Monday, May 11, 2026
The job title that shouldn't exist but tells you everything about how we operate
How Sharesource connects business growth with social impact, showing why every new client and every new role creates meaningful opportunity for global talent in the Philippines, Vietnam, and Colombia.

Our Business Development Manager is also our Social Impact Manager.
At most companies, those two roles would be in different buildings. Possibly different value systems. Business development is about growth, revenue, new clients, commercial outcomes. Social impact is about people, communities, and purpose. The assumption is that they pull in opposite directions and that the job of leadership is to manage the tension between them.
We combined them into one person. Not as a cost-saving measure. Because at Sharesource, they're genuinely the same job.
Why that's not as strange as it sounds
Every time our BD Manager wins a new client her Social Impact Manager persona has more work to celebrate. Because every new client means new roles. Every new role means a skilled professional in Manila, Ho Chi Minh City, or Bogotá gets access to a career that genuinely changes their life and often the lives of their family and their broader community.
The commercial outcome and the human outcome aren't in tension. They move together. More business means more impact. Full stop.
This isn't a coincidence of good intentions. It's how the model is designed. We built Sharesource around the idea that offshoring, done properly, is one of the most effective ways to democratise opportunity. It gives talented people in emerging markets access to meaningful, well-paid work with employers who genuinely invest in them.
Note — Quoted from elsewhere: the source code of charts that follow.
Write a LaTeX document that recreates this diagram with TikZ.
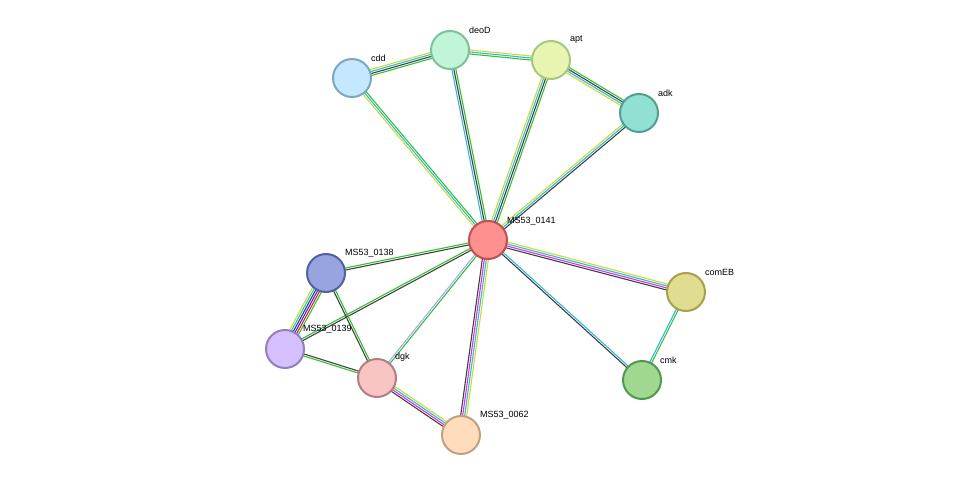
\documentclass[tikz,border=0pt]{standalone}
\usepackage{fontspec}
\setmainfont{Liberation Sans}
\usetikzlibrary{calc}
\definecolor{cg}{HTML}{33C033}\definecolor{cd}{HTML}{404040}\definecolor{cc}{HTML}{30B8E0}
\definecolor{cy}{HTML}{C8DC30}\definecolor{cm}{HTML}{E030E0}\definecolor{cb}{HTML}{3030F0}
\definecolor{cr}{HTML}{F02020}\definecolor{cl}{HTML}{A8A8F8}
\tikzset{prot/.style={circle,minimum size=38pt,inner sep=0pt,line width=2pt},
 lab/.style={font=\fontsize{9pt}{10pt}\selectfont,anchor=south west,inner sep=1pt}}
\newcommand{\myedge}[3]{%
 \foreach \c [count=\i] in {#3} {\xdef\nn{\i}}%
 \foreach \c [count=\i] in {#3} {%
  \pgfmathsetmacro\off{(\i-(\nn+1)/2)*2}%
  \draw[draw=\c,line width=1.1pt] ($(#1)!\off pt!90:(#2)$) -- ($(#2)!\off pt!-90:(#1)$);}}
\begin{document}
\begin{tikzpicture}[x=1pt,y=-1pt]
\useasboundingbox (0,0) rectangle (976,481);
\coordinate (c) at (488,240);
\coordinate (cdd) at (352,78);\coordinate (deo) at (450,50);\coordinate (apt) at (551,60);
\coordinate (adk) at (639,113);\coordinate (ceb) at (686,292);\coordinate (cmk) at (642,380);
\coordinate (m8) at (326,273);\coordinate (m9) at (285,349);\coordinate (dgk) at (377,378);
\coordinate (m62) at (461,435);
\myedge{c}{cdd}{cg,cc,cy}
\myedge{c}{deo}{cg,cd,cc}
\myedge{c}{apt}{cg,cd,cc,cy}
\myedge{c}{adk}{cd,cc,cy}
\myedge{cdd}{deo}{cg,cd,cc,cy}
\myedge{deo}{apt}{cg,cc,cy}
\myedge{apt}{adk}{cy,cc,cd,cg}
\myedge{c}{ceb}{cd,cm,cc,cy}
\myedge{c}{cmk}{cd,cc}
\myedge{ceb}{cmk}{cc,cg}
\myedge{c}{m8}{cg,cd}
\myedge{c}{m9}{cg,cd}
\myedge{c}{dgk}{cl,cg}
\myedge{c}{m62}{cd,cm,cc,cy}
\myedge{m8}{m9}{cy,cc,cd,cb,cr,cg}
\myedge{m8}{dgk}{cd,cg}
\myedge{m9}{dgk}{cg,cd}
\myedge{dgk}{m62}{cd,cm,cc,cy}
\node[prot,fill={rgb,255:red,255;green,144;blue,144},draw={rgb,255:red,192;green,80;blue,80}] (n0) at (c) {};
\node[prot,fill={rgb,255:red,196;green,232;blue,255},draw={rgb,255:red,122;green,168;blue,192}] (n1) at (cdd) {};
\node[prot,fill={rgb,255:red,192;green,245;blue,216},draw={rgb,255:red,128;green,192;blue,152}] (n2) at (deo) {};
\node[prot,fill={rgb,255:red,232;green,245;blue,176},draw={rgb,255:red,168;green,200;blue,128}] (n3) at (apt) {};
\node[prot,fill={rgb,255:red,144;green,224;blue,212},draw={rgb,255:red,80;green,160;blue,144}] (n4) at (adk) {};
\node[prot,fill={rgb,255:red,224;green,220;blue,144},draw={rgb,255:red,168;green,160;blue,80}] (n5) at (ceb) {};
\node[prot,fill={rgb,255:red,160;green,216;blue,144},draw={rgb,255:red,80;green,152;blue,80}] (n6) at (cmk) {};
\node[prot,fill={rgb,255:red,152;green,164;blue,224},draw={rgb,255:red,80;green,96;blue,160}] (n7) at (m8) {};
\node[prot,fill={rgb,255:red,212;green,192;blue,252},draw={rgb,255:red,144;green,128;blue,192}] (n8) at (m9) {};
\node[prot,fill={rgb,255:red,248;green,196;blue,196},draw={rgb,255:red,176;green,128;blue,128}] (n9) at (dgk) {};
\node[prot,fill={rgb,255:red,255;green,220;blue,188},draw={rgb,255:red,192;green,160;blue,128}] (n10) at (m62) {};
\node[lab] at (506,226) {MS53\_0141};
\node[lab] at (370,63) {cdd};
\node[lab] at (468,35) {deoD};
\node[lab] at (569,45) {apt};
\node[lab] at (657,98) {adk};
\node[lab] at (704,277) {comEB};
\node[lab] at (659,365) {cmk};
\node[lab] at (344,258) {MS53\_0138};
\node[lab] at (302,334) {MS53\_0139};
\node[lab] at (394,363) {dgk};
\node[lab] at (479,420) {MS53\_0062};
\end{tikzpicture}
\end{document}
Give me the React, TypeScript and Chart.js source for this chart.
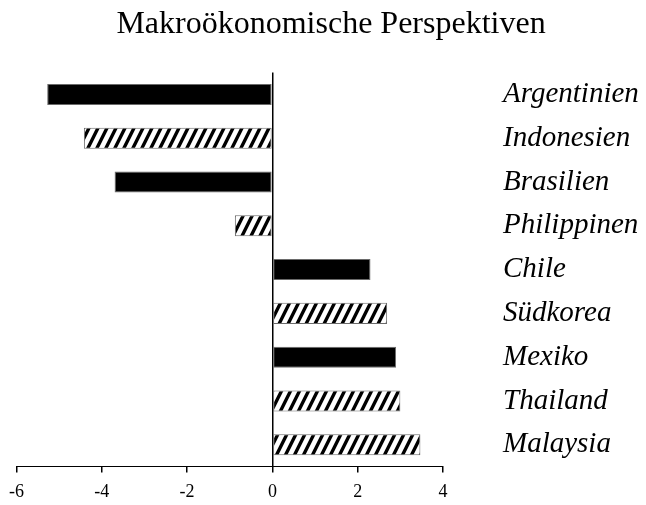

The only way that scales is if the business scales.
So growth isn't a compromise of the mission. It is the mission.
The myth worth dismantling
There's a persistent idea in purpose-driven business circles that commercial success and genuine impact exist on a sliding scale. That as one goes up, the other comes down. That profit is a necessary evil to be managed carefully so it doesn't corrupt the good stuff.
We understand where that instinct comes from. There are plenty of companies that use the language of impact as a veneer over entirely conventional business practices. The scepticism is earned.
But the answer to that problem isn't to be suspicious of revenue. It's to build a model where the revenue only flows if the impact is real. Where the commercial incentive and the human incentive point in exactly the same direction.
When our team members in the Philippines, Vietnam, and Colombia thrive, when they're growing, engaged, delivering excellent work, our clients renew, expand, and refer others. Retention drives revenue. Community investment drives retention. The loop is tight and it's real.
What this looks like in practice
It means our BD conversations and our impact conversations happen in the same breath. When we're thinking about which clients to pursue, we're also thinking about what kinds of roles create the most meaningful opportunity for our communities. When we're reporting on business performance, community impact is part of that report not a separate document that lives in a different folder.
It means the person asking "how do we grow?" is the same person asking "who does that growth serve?" That's not a bureaucratic quirk. It's a signal of how seriously we take the idea that these things belong together.
The question we'd put to others
If you pulled your business development strategy and your social impact strategy out of the drawer and laid them side by side would they be pulling in the same direction? Would growth in one automatically mean growth in the other?
For most organisations, the honest answer is probably not yet. And that's okay, it's a hard model to build. But we think it's worth asking, because the businesses that figure it out aren't just doing good. They're building something that actually lasts.
We'd love to hear how others are thinking about this. Where does commercial success and genuine impact naturally converge in your work and where does the tension still show up?